- SOURCE MATERIAL:

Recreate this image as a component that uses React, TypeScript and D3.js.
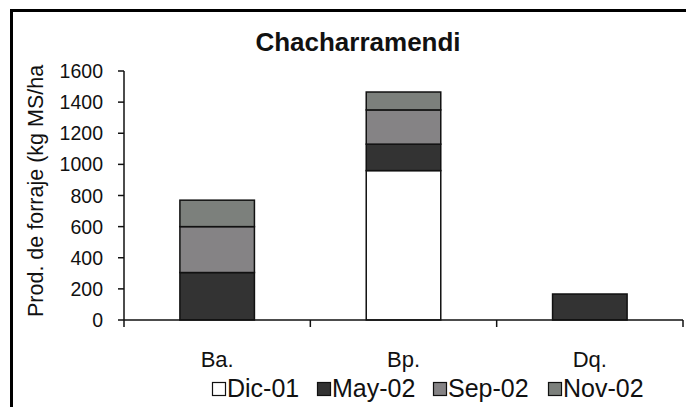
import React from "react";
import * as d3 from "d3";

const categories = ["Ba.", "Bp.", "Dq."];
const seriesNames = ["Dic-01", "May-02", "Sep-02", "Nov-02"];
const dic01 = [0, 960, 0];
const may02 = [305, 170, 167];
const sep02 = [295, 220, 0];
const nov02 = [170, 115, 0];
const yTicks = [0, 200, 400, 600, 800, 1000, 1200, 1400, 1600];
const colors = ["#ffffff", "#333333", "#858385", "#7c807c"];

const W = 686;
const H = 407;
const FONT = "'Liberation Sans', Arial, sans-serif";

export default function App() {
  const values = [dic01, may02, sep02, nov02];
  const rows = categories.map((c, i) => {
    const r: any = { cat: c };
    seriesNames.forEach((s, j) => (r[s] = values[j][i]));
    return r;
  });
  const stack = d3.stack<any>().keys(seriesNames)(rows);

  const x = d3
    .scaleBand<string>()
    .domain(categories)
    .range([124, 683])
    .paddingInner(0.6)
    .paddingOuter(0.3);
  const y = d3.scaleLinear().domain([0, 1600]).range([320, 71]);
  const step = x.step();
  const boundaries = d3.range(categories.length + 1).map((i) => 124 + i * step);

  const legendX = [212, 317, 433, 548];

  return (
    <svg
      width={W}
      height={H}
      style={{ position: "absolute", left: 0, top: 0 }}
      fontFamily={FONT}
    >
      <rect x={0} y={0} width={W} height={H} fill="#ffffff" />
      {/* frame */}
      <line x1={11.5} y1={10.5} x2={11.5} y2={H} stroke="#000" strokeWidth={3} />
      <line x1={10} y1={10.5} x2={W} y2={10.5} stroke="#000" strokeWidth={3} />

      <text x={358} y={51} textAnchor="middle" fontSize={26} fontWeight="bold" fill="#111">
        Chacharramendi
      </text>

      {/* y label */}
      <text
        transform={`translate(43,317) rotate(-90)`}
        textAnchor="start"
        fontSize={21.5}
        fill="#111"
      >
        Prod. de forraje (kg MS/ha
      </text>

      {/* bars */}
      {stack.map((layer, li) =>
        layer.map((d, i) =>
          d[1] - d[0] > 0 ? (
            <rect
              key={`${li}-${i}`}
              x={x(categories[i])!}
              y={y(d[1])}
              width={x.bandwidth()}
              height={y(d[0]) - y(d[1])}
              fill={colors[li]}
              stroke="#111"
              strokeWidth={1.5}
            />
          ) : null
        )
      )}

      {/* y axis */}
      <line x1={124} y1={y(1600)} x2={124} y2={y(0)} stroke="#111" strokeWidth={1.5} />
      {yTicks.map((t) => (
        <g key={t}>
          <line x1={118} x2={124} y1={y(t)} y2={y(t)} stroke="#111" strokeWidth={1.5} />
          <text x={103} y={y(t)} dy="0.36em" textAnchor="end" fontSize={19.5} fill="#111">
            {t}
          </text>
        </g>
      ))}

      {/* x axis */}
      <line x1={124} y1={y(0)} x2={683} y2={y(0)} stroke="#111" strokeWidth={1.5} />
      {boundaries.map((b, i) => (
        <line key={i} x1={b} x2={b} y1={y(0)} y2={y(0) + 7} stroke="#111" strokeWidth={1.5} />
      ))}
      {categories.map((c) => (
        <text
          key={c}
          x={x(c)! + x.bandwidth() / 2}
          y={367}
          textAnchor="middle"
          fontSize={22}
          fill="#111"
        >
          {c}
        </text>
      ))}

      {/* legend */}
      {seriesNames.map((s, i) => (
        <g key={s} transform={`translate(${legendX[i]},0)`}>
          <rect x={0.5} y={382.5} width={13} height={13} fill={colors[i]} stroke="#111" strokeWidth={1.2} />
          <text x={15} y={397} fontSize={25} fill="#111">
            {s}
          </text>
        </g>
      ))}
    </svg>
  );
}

- WHAT IS ASKED: Output the material word for word, omitting its pictures.

- RESULT FOR THIS TASK:
Recreate this image as a component that uses React, TypeScript and D3.js.
import React from "react";
import * as d3 from "d3";

const categories = ["Ba.", "Bp.", "Dq."];
const seriesNames = ["Dic-01", "May-02", "Sep-02", "Nov-02"];
const dic01 = [0, 960, 0];
const may02 = [305, 170, 167];
const sep02 = [295, 220, 0];
const nov02 = [170, 115, 0];
const yTicks = [0, 200, 400, 600, 800, 1000, 1200, 1400, 1600];
const colors = ["#ffffff", "#333333", "#858385", "#7c807c"];

const W = 686;
const H = 407;
const FONT = "'Liberation Sans', Arial, sans-serif";

export default function App() {
  const values = [dic01, may02, sep02, nov02];
  const rows = categories.map((c, i) => {
    const r: any = { cat: c };
    seriesNames.forEach((s, j) => (r[s] = values[j][i]));
    return r;
  });
  const stack = d3.stack<any>().keys(seriesNames)(rows);

  const x = d3
    .scaleBand<string>()
    .domain(categories)
    .range([124, 683])
    .paddingInner(0.6)
    .paddingOuter(0.3);
  const y = d3.scaleLinear().domain([0, 1600]).range([320, 71]);
  const step = x.step();
  const boundaries = d3.range(categories.length + 1).map((i) => 124 + i * step);

  const legendX = [212, 317, 433, 548];

  return (
    <svg
      width={W}
      height={H}
      style={{ position: "absolute", left: 0, top: 0 }}
      fontFamily={FONT}
    >
      <rect x={0} y={0} width={W} height={H} fill="#ffffff" />
      {/* frame */}
      <line x1={11.5} y1={10.5} x2={11.5} y2={H} stroke="#000" strokeWidth={3} />
      <line x1={10} y1={10.5} x2={W} y2={10.5} stroke="#000" strokeWidth={3} />

      <text x={358} y={51} textAnchor="middle" fontSize={26} fontWeight="bold" fill="#111">
        Chacharramendi
      </text>

      {/* y label */}
      <text
        transform={`translate(43,317) rotate(-90)`}
        textAnchor="start"
        fontSize={21.5}
        fill="#111"
      >
        Prod. de forraje (kg MS/ha
      </text>

      {/* bars */}
      {stack.map((layer, li) =>
        layer.map((d, i) =>
          d[1] - d[0] > 0 ? (
            <rect
              key={`${li}-${i}`}
              x={x(categories[i])!}
              y={y(d[1])}
              width={x.bandwidth()}
              height={y(d[0]) - y(d[1])}
              fill={colors[li]}
              stroke="#111"
              strokeWidth={1.5}
            />
          ) : null
        )
      )}

      {/* y axis */}
      <line x1={124} y1={y(1600)} x2={124} y2={y(0)} stroke="#111" strokeWidth={1.5} />
      {yTicks.map((t) => (
        <g key={t}>
          <line x1={118} x2={124} y1={y(t)} y2={y(t)} stroke="#111" strokeWidth={1.5} />
          <text x={103} y={y(t)} dy="0.36em" textAnchor="end" fontSize={19.5} fill="#111">
            {t}
          </text>
        </g>
      ))}

      {/* x axis */}
      <line x1={124} y1={y(0)} x2={683} y2={y(0)} stroke="#111" strokeWidth={1.5} />
      {boundaries.map((b, i) => (
        <line key={i} x1={b} x2={b} y1={y(0)} y2={y(0) + 7} stroke="#111" strokeWidth={1.5} />
      ))}
      {categories.map((c) => (
        <text
          key={c}
          x={x(c)! + x.bandwidth() / 2}
          y={367}
          textAnchor="middle"
          fontSize={22}
          fill="#111"
        >
          {c}
        </text>
      ))}

      {/* legend */}
      {seriesNames.map((s, i) => (
        <g key={s} transform={`translate(${legendX[i]},0)`}>
          <rect x={0.5} y={382.5} width={13} height={13} fill={colors[i]} stroke="#111" strokeWidth={1.2} />
          <text x={15} y={397} fontSize={25} fill="#111">
            {s}
          </text>
        </g>
      ))}
    </svg>
  );
}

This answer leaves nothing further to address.